For the documentary “Misery Loves Comedy,” filmmaker/comedian Kevin Pollak filmed dozens of funny people examining the old question: Do you have to be miserable to be funny? It’s an impressive and wide-ranging cast, including Tom Hanks, Jim Gaffigan, Richard Lewis, Whoopi Goldberg, Penn Jillette, Jimmy Fallon, Jason Alexander, Amy Schumer and many more. Are they miserable? No; everyone seems to be having a great time. Are they funny? Um, not so much.

Essentially, what we have here are a group of people talking about themselves, not necessarily in an amusing fashion.
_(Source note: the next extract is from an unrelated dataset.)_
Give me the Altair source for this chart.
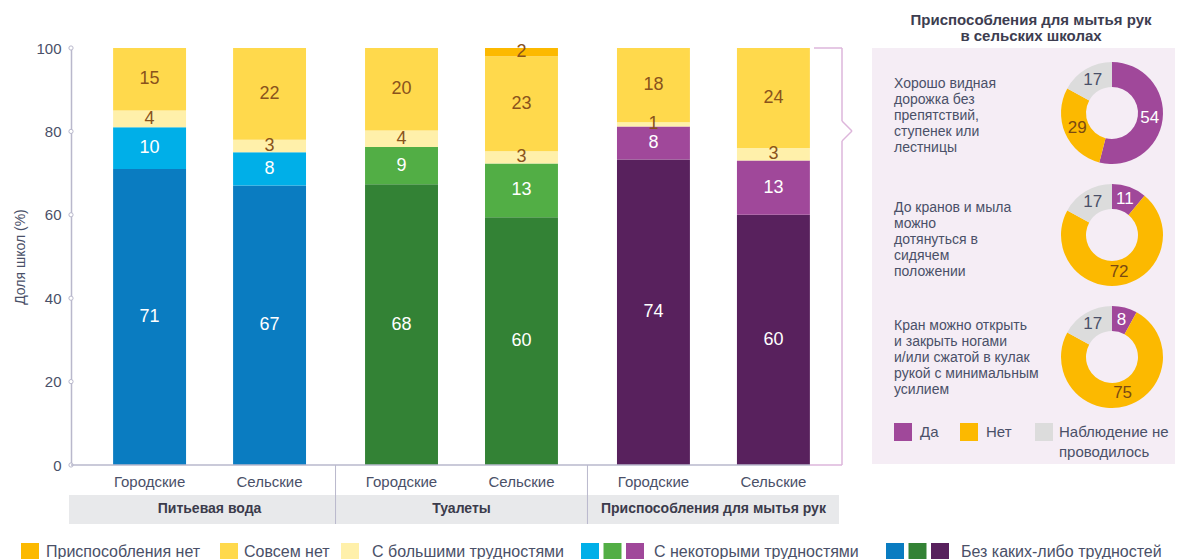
import altair as alt
import pandas as pd

FONT = "Liberation Sans"

# ---------------- data ----------------
groups = ["Питьевая вода", "Туалеты", "Приспособления для мытья рук"]
areas = ["Городские", "Сельские"]
bar_group = ["Питьевая вода", "Питьевая вода", "Туалеты", "Туалеты",
             "Приспособления для мытья рук", "Приспособления для мытья рук"]
bar_area = ["Городские", "Сельские", "Городские", "Сельские", "Городские", "Сельские"]
no_difficulty = [71, 67, 68, 60, 74, 60]
some_difficulty = [10, 8, 9, 13, 8, 13]
great_difficulty = [4, 3, 4, 3, 1, 3]
none_at_all = [15, 22, 20, 23, 18, 24]
no_facility = [0, 0, 0, 2, 0, 0]
levels = ["Без каких-либо трудностей", "С некоторыми трудностями",
          "С большими трудностями", "Совсем нет", "Приспособления нет"]
legend_labels = ["Приспособления нет", "Совсем нет", "С большими трудностями",
                 "С некоторыми трудностями", "Без каких-либо трудностей"]
y_ticks = [0, 20, 40, 60, 80, 100]
y_title = "Доля школ (%)"

side_title = ["Приспособления для мытья рук", "в сельских школах"]
donut_questions = [
    "Хорошо видная\nдорожка без\nпрепятствий,\nступенек или\nлестницы",
    "До кранов и мыла\nможно\nдотянуться в\nсидячем\nположении",
    "Кран можно открыть\nи закрыть ногами\nи/или сжатой в кулак\nрукой с минимальным\nусилием",
]
donut_answers = ["Да", "Нет", "Наблюдение не\nпроводилось"]
donut_yes = [54, 11, 8]
donut_no = [29, 72, 75]
donut_not_observed = [17, 17, 17]

# ---------------- styles ----------------
group_colors = {
    "Питьевая вода": ("#0A7CC1", "#00AFE8"),
    "Туалеты": ("#338235", "#52AE45"),
    "Приспособления для мытья рук": ("#58215D", "#A0489A"),
}
great_col, none_col, nofac_col = "#FFF0AA", "#FFD94C", "#FCB900"
brown = "#8A531C"
text_col = "#4A5068"
axis_col = "#B9B8CC"
pink_line = "#DDB6DB"
panel_fill = "#F5EDF5"
donut_cols = ["#A0489A", "#FCB900", "#DCDCDC"]
donut_text_cols = ["white", "#7A4A12", text_col]

W, H = 781, 417
SW, SH = 303, 416

# ---------------- tables ----------------
rows = []
for i in range(6):
    vals = [no_difficulty[i], some_difficulty[i], great_difficulty[i], none_at_all[i], no_facility[i]]
    dark, light = group_colors[bar_group[i]]
    cols = [dark, light, great_col, none_col, nofac_col]
    tcols = ["white", "white", brown, brown, brown]
    total = sum(vals)
    cum = 0
    for k, lvl in enumerate(levels):
        v = vals[k]
        if v == 0:
            continue
        y0 = cum / total
        cum += v
        y1 = cum / total
        rows.append(dict(group=bar_group[i], area=bar_area[i], level=lvl, value=v,
                         y0=y0, y1=y1, mid=(y0 + y1) / 2, color=cols[k], tcolor=tcols[k]))
df = pd.DataFrame(rows)
bars_df = pd.DataFrame({"group": bar_group, "area": bar_area})
one = pd.DataFrame({"a": [0]})


def X():
    return alt.X("group:N", sort=groups, axis=None,
                 scale=alt.Scale(domain=groups, paddingInner=0, paddingOuter=0.05))


def XO():
    return alt.XOffset("area:N", sort=areas,
                       scale=alt.Scale(domain=areas, paddingInner=0.392, paddingOuter=0.246))


yscale = alt.Scale(domain=[0, 1], nice=False, zero=True)
yaxis = alt.Axis(values=[t / 100 for t in y_ticks], labelExpr="round(datum.value*100)",
                 ticks=False, grid=False, domainColor=axis_col, domainWidth=1.5,
                 labelFontSize=15, labelColor=text_col, labelPadding=10,
                 titleFontSize=14, titleFontWeight="normal", titleColor=text_col,
                 titlePadding=8)


def Y(field):
    return alt.Y(field, scale=yscale, stack=None, title=y_title, axis=yaxis)


bars = alt.Chart(df).mark_bar().encode(
    x=X(), xOffset=XO(),
    y=Y("y0:Q"),
    y2="y1:Q",
    color=alt.Color("color:N", scale=None),
)

bar_text = alt.Chart(df).mark_text(fontSize=18, baseline="middle").encode(
    x=X(), xOffset=XO(),
    y=Y("mid:Q"),
    text="value:Q",
    color=alt.Color("tcolor:N", scale=None),
)

tick_marks = alt.Chart(pd.DataFrame({"t": [t / 100 for t in y_ticks]})).mark_point(
    shape="circle", filled=True, fill="white", stroke=axis_col, strokeWidth=1, size=18, opacity=1
).encode(y=Y("t:Q"), x=alt.value(0))

cat_labels = alt.Chart(bars_df).mark_text(fontSize=15, color=text_col, baseline="middle").encode(
    x=X(), xOffset=XO(), y=alt.value(H + 17), text="area:N")

band = alt.Chart(one).mark_rect(color="#E8E9EB").encode(
    x=alt.value(-2), x2=alt.value(768), y=alt.value(H + 30), y2=alt.value(H + 59))

group_text = alt.Chart(pd.DataFrame({"group": groups})).mark_text(
    fontSize=14, fontWeight="bold", color="#3B3B4B", baseline="middle").encode(
    x=X(), y=alt.value(H + 44), text="group:N")

separators = alt.Chart(pd.DataFrame({"group": groups[1:]})).mark_rule(color=axis_col, strokeWidth=1).encode(
    x=alt.X("group:N", sort=groups, axis=None, bandPosition=0,
            scale=alt.Scale(domain=groups, paddingInner=0, paddingOuter=0.05)),
    y=alt.value(H), y2=alt.value(H + 59))


def seg(x1, y1, x2, y2, color, w=1.5):
    return alt.Chart(one).mark_rule(color=color, strokeWidth=w).encode(
        x=alt.value(x1), y=alt.value(y1), x2=alt.value(x2), y2=alt.value(y2))


decor = [
    seg(0, H, 739, H, axis_col),
    seg(739, H, 771, H, pink_line),
    seg(743, 0, 771, 0, pink_line),
    seg(771, 0, 771, 73, pink_line),
    seg(771, 73, 781, 83, pink_line),
    seg(781, 83, 771, 93, pink_line),
    seg(771, 93, 771, H, pink_line),
]

# bottom legend
leg_y = H + 87
legend_items = [
    ([nofac_col], -41, -25),
    ([none_col], 158, 173),
    ([great_col], 279, 301),
    ([group_colors[g][1] for g in groups], 519, 583),
    ([group_colors[g][0] for g in groups], 824, 890),
]
leg_layers = []
for (cols, sx, tx), label in zip(legend_items, legend_labels):
    for j, c in enumerate(cols):
        leg_layers.append(alt.Chart(one).mark_square(size=324, color=c, opacity=1).encode(
            x=alt.value(sx + j * 22.5), y=alt.value(leg_y)))
    leg_layers.append(alt.Chart(pd.DataFrame({"t": [label]})).mark_text(
        fontSize=16, color=text_col, align="left", baseline="middle").encode(
        x=alt.value(tx), y=alt.value(leg_y), text="t:N"))

main = alt.layer(band, bars, bar_text, tick_marks, cat_labels, group_text, separators,
                 *decor, *leg_layers).properties(width=W, height=H)

# ---------------- side panel ----------------
side_layers = []
for k, line in enumerate(side_title):
    side_layers.append(alt.Chart(pd.DataFrame({"t": [line]})).mark_text(
        fontSize=15, fontWeight="bold", color="#3D3D50", align="center", baseline="middle").encode(
        x=alt.value(159), y=alt.value(-28 + 16 * k), text="t:N"))

q_y = [40, 164, 282]
donut_cy = [65, 187, 309]
for q in range(3):
    side_layers.append(alt.Chart(pd.DataFrame({"t": [donut_questions[q]]})).mark_text(
        fontSize=14, color=text_col, align="left", baseline="alphabetic", lineBreak="\n", lineHeight=16).encode(
        x=alt.value(22), y=alt.value(q_y[q]), text="t:N"))
    vals = [donut_yes[q], donut_no[q], donut_not_observed[q]]
    start = 0
    drows = []
    for a in range(3):
        drows.append(dict(answer=donut_answers[a], value=vals[a], start=start, end=start + vals[a],
                          mid=start + vals[a] / 2, color=donut_cols[a], tcolor=donut_text_cols[a]))
        start += vals[a]
    ddf = pd.DataFrame(drows)
    side_layers.append(alt.Chart(ddf).mark_arc(innerRadius=26, outerRadius=51).encode(
        theta=alt.Theta("start:Q", scale=alt.Scale(domain=[0, 100]), stack=None),
        theta2="end:Q",
        color=alt.Color("color:N", scale=None),
        x=alt.value(240), y=alt.value(donut_cy[q])))
    side_layers.append(alt.Chart(ddf).mark_text(radius=38, fontSize=17, baseline="middle").encode(
        theta=alt.Theta("mid:Q", scale=alt.Scale(domain=[0, 100]), stack=None),
        text="value:Q",
        color=alt.Color("tcolor:N", scale=None),
        x=alt.value(240), y=alt.value(donut_cy[q])))

sw_x = [31, 97, 172]
st_x = [48, 114, 187]
for a in range(3):
    side_layers.append(alt.Chart(one).mark_square(size=324, color=donut_cols[a], opacity=1).encode(
        x=alt.value(sw_x[a]), y=alt.value(384)))
    side_layers.append(alt.Chart(pd.DataFrame({"t": [donut_answers[a]]})).mark_text(
        fontSize=15, color=text_col, align="left", baseline="alphabetic", lineBreak="\n", lineHeight=20).encode(
        x=alt.value(st_x[a]), y=alt.value(389), text="t:N"))

side = alt.layer(*side_layers).properties(
    width=SW, height=SH, view=alt.ViewBackground(fill=panel_fill, strokeWidth=0))

chart = alt.hconcat(main, side, spacing=20, bounds="flush").properties(
    padding={"left": 5, "top": 5, "right": 0, "bottom": 0}
).configure(font=FONT).configure_view(stroke="transparent")

chart.save("out.html", embed_options={"renderer": "svg", "actions": False})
We hear a lot about how comedians are “weird,” how they were misfit kids growing up, how they’re wildly insecure, how they worry about never being funny again. Pollak also includes childhood pictures of many of these people, most of which serve only to prove that, yes, they were once children. And we learn that comedians tend to clump together at social gatherings (like many other groups of people with a shared interest?), and that “being different is good.”

Movie Review ★★  

‘Misery Loves Comedy,’ a documentary directed by Kevin Pollak. 95 minutes. Not rated; for mature audiences. Sundance (21+).

There are a few bright moments here: Alexander describes a moment in which he misjudged an audience and told a terrible joke on the Emmy broadcast, resulting in flop sweat “like Albert Brooks in ‘Broadcast News.’ ” Gaffigan, pondering the movie’s central question, concludes that maybe it’s not misery that’s essential to comedy, but annoyance. “When I see a vegetable tray, I’m annoyed. Nobody wants that.” Freddie Prinze Jr. speaks, casually but movingly, about his late father. And Christopher Guest demonstrates an impressive ability to make a strange, whale-vocalization-like sound that seems to be coming from across the room.

But mostly, “Misery Loves Comedy” feels like the same material, over and over. At the end, we see that it’s dedicated to Robin Williams; it’s hard not to think about how much better — and funnier — this movie might have been with his presence.